AIM OF THE TASK
Leave out the pictures and reproduce all of the data exactly.

MATERIAL PROVIDED
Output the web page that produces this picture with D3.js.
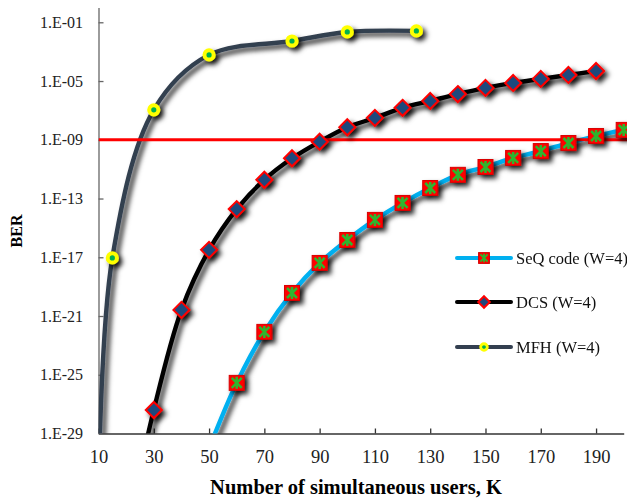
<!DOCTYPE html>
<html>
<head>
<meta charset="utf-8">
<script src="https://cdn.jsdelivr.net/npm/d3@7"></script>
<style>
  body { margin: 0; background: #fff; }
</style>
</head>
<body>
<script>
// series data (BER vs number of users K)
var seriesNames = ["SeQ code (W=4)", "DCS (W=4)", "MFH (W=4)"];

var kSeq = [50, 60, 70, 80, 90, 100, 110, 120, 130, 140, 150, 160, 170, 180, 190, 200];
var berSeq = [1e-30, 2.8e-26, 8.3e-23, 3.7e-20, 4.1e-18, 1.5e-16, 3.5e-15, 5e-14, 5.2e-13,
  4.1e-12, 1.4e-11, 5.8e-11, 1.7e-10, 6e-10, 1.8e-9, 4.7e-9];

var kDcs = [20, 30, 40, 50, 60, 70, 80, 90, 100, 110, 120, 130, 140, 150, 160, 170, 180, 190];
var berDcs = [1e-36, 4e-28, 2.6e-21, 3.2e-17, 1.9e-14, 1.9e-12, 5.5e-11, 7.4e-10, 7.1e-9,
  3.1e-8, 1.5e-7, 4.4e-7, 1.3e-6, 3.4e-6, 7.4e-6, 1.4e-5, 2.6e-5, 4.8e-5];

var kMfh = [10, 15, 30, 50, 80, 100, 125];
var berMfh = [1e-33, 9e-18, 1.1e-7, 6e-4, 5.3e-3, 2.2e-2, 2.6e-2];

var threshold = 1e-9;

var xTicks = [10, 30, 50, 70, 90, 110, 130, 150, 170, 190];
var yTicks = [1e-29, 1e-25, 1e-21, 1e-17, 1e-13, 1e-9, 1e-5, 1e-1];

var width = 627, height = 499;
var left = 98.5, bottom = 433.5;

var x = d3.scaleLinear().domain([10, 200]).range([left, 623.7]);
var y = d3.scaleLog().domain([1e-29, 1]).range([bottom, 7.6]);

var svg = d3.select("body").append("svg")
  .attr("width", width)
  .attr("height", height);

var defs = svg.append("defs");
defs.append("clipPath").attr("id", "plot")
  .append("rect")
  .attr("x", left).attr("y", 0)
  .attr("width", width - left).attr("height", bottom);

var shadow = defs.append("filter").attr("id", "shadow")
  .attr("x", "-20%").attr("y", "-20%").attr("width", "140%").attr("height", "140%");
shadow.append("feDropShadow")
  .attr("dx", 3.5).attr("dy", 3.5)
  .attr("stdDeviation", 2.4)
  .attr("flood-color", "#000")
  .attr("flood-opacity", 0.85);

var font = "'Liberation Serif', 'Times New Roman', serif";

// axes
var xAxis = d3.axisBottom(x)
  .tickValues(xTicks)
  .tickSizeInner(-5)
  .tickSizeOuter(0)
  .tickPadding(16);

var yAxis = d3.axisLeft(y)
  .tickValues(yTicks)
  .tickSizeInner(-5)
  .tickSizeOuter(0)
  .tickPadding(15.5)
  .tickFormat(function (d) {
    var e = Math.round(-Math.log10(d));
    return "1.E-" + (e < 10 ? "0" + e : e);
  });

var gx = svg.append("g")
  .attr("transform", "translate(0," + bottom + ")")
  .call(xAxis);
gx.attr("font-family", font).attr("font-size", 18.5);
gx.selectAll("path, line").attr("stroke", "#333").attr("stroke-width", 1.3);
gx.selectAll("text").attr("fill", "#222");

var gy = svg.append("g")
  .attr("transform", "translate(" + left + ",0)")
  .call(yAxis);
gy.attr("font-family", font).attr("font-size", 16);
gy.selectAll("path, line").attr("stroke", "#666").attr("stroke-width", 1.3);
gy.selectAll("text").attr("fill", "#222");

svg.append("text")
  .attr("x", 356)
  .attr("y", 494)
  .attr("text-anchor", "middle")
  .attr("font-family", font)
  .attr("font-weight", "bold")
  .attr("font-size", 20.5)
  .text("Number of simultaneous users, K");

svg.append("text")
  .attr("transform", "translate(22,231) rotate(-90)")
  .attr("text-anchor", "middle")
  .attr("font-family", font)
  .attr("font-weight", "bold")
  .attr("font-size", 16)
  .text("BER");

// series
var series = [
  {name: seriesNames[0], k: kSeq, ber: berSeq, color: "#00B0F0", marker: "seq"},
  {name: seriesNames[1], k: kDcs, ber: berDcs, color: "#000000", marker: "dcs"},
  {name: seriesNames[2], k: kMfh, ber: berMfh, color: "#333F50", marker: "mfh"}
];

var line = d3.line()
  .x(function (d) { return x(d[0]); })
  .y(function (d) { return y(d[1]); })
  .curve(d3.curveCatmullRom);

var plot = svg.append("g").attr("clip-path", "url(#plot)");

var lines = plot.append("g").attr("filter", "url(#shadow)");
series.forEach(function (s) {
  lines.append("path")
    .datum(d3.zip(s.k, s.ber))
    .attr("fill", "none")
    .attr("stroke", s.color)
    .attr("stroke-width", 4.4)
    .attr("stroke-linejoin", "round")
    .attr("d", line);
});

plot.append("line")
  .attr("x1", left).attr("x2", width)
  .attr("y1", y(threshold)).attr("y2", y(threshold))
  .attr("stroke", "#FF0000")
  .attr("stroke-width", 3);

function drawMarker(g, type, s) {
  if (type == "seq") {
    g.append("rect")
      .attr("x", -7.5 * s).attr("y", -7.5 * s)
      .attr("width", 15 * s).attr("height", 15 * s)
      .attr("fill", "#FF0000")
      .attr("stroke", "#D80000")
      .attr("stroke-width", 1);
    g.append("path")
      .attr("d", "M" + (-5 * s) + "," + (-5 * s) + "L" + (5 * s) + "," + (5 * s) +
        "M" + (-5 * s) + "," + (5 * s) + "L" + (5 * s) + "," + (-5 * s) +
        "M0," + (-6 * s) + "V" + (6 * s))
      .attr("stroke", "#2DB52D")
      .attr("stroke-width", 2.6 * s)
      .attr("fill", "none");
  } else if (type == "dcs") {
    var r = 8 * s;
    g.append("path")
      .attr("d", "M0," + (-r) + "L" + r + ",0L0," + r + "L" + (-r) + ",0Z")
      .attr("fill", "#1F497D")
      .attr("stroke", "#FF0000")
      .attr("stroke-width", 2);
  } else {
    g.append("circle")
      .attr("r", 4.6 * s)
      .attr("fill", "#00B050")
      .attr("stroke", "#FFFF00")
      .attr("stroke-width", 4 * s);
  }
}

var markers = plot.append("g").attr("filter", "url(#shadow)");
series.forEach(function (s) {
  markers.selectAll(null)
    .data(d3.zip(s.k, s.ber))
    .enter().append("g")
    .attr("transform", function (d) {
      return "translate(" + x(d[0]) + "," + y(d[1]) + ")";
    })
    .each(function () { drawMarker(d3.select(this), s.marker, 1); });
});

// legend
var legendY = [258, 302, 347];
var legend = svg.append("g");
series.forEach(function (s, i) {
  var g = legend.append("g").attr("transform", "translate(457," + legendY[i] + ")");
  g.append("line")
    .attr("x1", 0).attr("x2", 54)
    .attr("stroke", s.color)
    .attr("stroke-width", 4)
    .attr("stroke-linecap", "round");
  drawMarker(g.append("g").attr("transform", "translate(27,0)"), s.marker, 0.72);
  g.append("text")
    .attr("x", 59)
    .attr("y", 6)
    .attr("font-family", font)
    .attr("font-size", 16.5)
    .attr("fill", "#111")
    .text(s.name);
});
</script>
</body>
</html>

OUTPUT OF THE TASK
Output the web page that produces this picture with D3.js.
<!DOCTYPE html>
<html>
<head>
<meta charset="utf-8">
<script src="https://cdn.jsdelivr.net/npm/d3@7"></script>
<style>
  body { margin: 0; background: #fff; }
</style>
</head>
<body>
<script>
// series data (BER vs number of users K)
var seriesNames = ["SeQ code (W=4)", "DCS (W=4)", "MFH (W=4)"];

var kSeq = [50, 60, 70, 80, 90, 100, 110, 120, 130, 140, 150, 160, 170, 180, 190, 200];
var berSeq = [1e-30, 2.8e-26, 8.3e-23, 3.7e-20, 4.1e-18, 1.5e-16, 3.5e-15, 5e-14, 5.2e-13,
  4.1e-12, 1.4e-11, 5.8e-11, 1.7e-10, 6e-10, 1.8e-9, 4.7e-9];

var kDcs = [20, 30, 40, 50, 60, 70, 80, 90, 100, 110, 120, 130, 140, 150, 160, 170, 180, 190];
var berDcs = [1e-36, 4e-28, 2.6e-21, 3.2e-17, 1.9e-14, 1.9e-12, 5.5e-11, 7.4e-10, 7.1e-9,
  3.1e-8, 1.5e-7, 4.4e-7, 1.3e-6, 3.4e-6, 7.4e-6, 1.4e-5, 2.6e-5, 4.8e-5];

var kMfh = [10, 15, 30, 50, 80, 100, 125];
var berMfh = [1e-33, 9e-18, 1.1e-7, 6e-4, 5.3e-3, 2.2e-2, 2.6e-2];

var threshold = 1e-9;

var xTicks = [10, 30, 50, 70, 90, 110, 130, 150, 170, 190];
var yTicks = [1e-29, 1e-25, 1e-21, 1e-17, 1e-13, 1e-9, 1e-5, 1e-1];

var width = 627, height = 499;
var left = 98.5, bottom = 433.5;

var x = d3.scaleLinear().domain([10, 200]).range([left, 623.7]);
var y = d3.scaleLog().domain([1e-29, 1]).range([bottom, 7.6]);

var svg = d3.select("body").append("svg")
  .attr("width", width)
  .attr("height", height);

var defs = svg.append("defs");
defs.append("clipPath").attr("id", "plot")
  .append("rect")
  .attr("x", left).attr("y", 0)
  .attr("width", width - left).attr("height", bottom);

var shadow = defs.append("filter").attr("id", "shadow")
  .attr("x", "-20%").attr("y", "-20%").attr("width", "140%").attr("height", "140%");
shadow.append("feDropShadow")
  .attr("dx", 3.5).attr("dy", 3.5)
  .attr("stdDeviation", 2.4)
  .attr("flood-color", "#000")
  .attr("flood-opacity", 0.85);

var font = "'Liberation Serif', 'Times New Roman', serif";

// axes
var xAxis = d3.axisBottom(x)
  .tickValues(xTicks)
  .tickSizeInner(-5)
  .tickSizeOuter(0)
  .tickPadding(16);

var yAxis = d3.axisLeft(y)
  .tickValues(yTicks)
  .tickSizeInner(-5)
  .tickSizeOuter(0)
  .tickPadding(15.5)
  .tickFormat(function (d) {
    var e = Math.round(-Math.log10(d));
    return "1.E-" + (e < 10 ? "0" + e : e);
  });

var gx = svg.append("g")
  .attr("transform", "translate(0," + bottom + ")")
  .call(xAxis);
gx.attr("font-family", font).attr("font-size", 18.5);
gx.selectAll("path, line").attr("stroke", "#333").attr("stroke-width", 1.3);
gx.selectAll("text").attr("fill", "#222");

var gy = svg.append("g")
  .attr("transform", "translate(" + left + ",0)")
  .call(yAxis);
gy.attr("font-family", font).attr("font-size", 16);
gy.selectAll("path, line").attr("stroke", "#666").attr("stroke-width", 1.3);
gy.selectAll("text").attr("fill", "#222");

svg.append("text")
  .attr("x", 356)
  .attr("y", 494)
  .attr("text-anchor", "middle")
  .attr("font-family", font)
  .attr("font-weight", "bold")
  .attr("font-size", 20.5)
  .text("Number of simultaneous users, K");

svg.append("text")
  .attr("transform", "translate(22,231) rotate(-90)")
  .attr("text-anchor", "middle")
  .attr("font-family", font)
  .attr("font-weight", "bold")
  .attr("font-size", 16)
  .text("BER");

// series
var series = [
  {name: seriesNames[0], k: kSeq, ber: berSeq, color: "#00B0F0", marker: "seq"},
  {name: seriesNames[1], k: kDcs, ber: berDcs, color: "#000000", marker: "dcs"},
  {name: seriesNames[2], k: kMfh, ber: berMfh, color: "#333F50", marker: "mfh"}
];

var line = d3.line()
  .x(function (d) { return x(d[0]); })
  .y(function (d) { return y(d[1]); })
  .curve(d3.curveCatmullRom);

var plot = svg.append("g").attr("clip-path", "url(#plot)");

var lines = plot.append("g").attr("filter", "url(#shadow)");
series.forEach(function (s) {
  lines.append("path")
    .datum(d3.zip(s.k, s.ber))
    .attr("fill", "none")
    .attr("stroke", s.color)
    .attr("stroke-width", 4.4)
    .attr("stroke-linejoin", "round")
    .attr("d", line);
});

plot.append("line")
  .attr("x1", left).attr("x2", width)
  .attr("y1", y(threshold)).attr("y2", y(threshold))
  .attr("stroke", "#FF0000")
  .attr("stroke-width", 3);

function drawMarker(g, type, s) {
  if (type == "seq") {
    g.append("rect")
      .attr("x", -7.5 * s).attr("y", -7.5 * s)
      .attr("width", 15 * s).attr("height", 15 * s)
      .attr("fill", "#FF0000")
      .attr("stroke", "#D80000")
      .attr("stroke-width", 1);
    g.append("path")
      .attr("d", "M" + (-5 * s) + "," + (-5 * s) + "L" + (5 * s) + "," + (5 * s) +
        "M" + (-5 * s) + "," + (5 * s) + "L" + (5 * s) + "," + (-5 * s) +
        "M0," + (-6 * s) + "V" + (6 * s))
      .attr("stroke", "#2DB52D")
      .attr("stroke-width", 2.6 * s)
      .attr("fill", "none");
  } else if (type == "dcs") {
    var r = 8 * s;
    g.append("path")
      .attr("d", "M0," + (-r) + "L" + r + ",0L0," + r + "L" + (-r) + ",0Z")
      .attr("fill", "#1F497D")
      .attr("stroke", "#FF0000")
      .attr("stroke-width", 2);
  } else {
    g.append("circle")
      .attr("r", 4.6 * s)
      .attr("fill", "#00B050")
      .attr("stroke", "#FFFF00")
      .attr("stroke-width", 4 * s);
  }
}

var markers = plot.append("g").attr("filter", "url(#shadow)");
series.forEach(function (s) {
  markers.selectAll(null)
    .data(d3.zip(s.k, s.ber))
    .enter().append("g")
    .attr("transform", function (d) {
      return "translate(" + x(d[0]) + "," + y(d[1]) + ")";
    })
    .each(function () { drawMarker(d3.select(this), s.marker, 1); });
});

// legend
var legendY = [258, 302, 347];
var legend = svg.append("g");
series.forEach(function (s, i) {
  var g = legend.append("g").attr("transform", "translate(457," + legendY[i] + ")");
  g.append("line")
    .attr("x1", 0).attr("x2", 54)
    .attr("stroke", s.color)
    .attr("stroke-width", 4)
    .attr("stroke-linecap", "round");
  drawMarker(g.append("g").attr("transform", "translate(27,0)"), s.marker, 0.72);
  g.append("text")
    .attr("x", 59)
    .attr("y", 6)
    .attr("font-family", font)
    .attr("font-size", 16.5)
    .attr("fill", "#111")
    .text(s.name);
});
</script>
</body>
</html>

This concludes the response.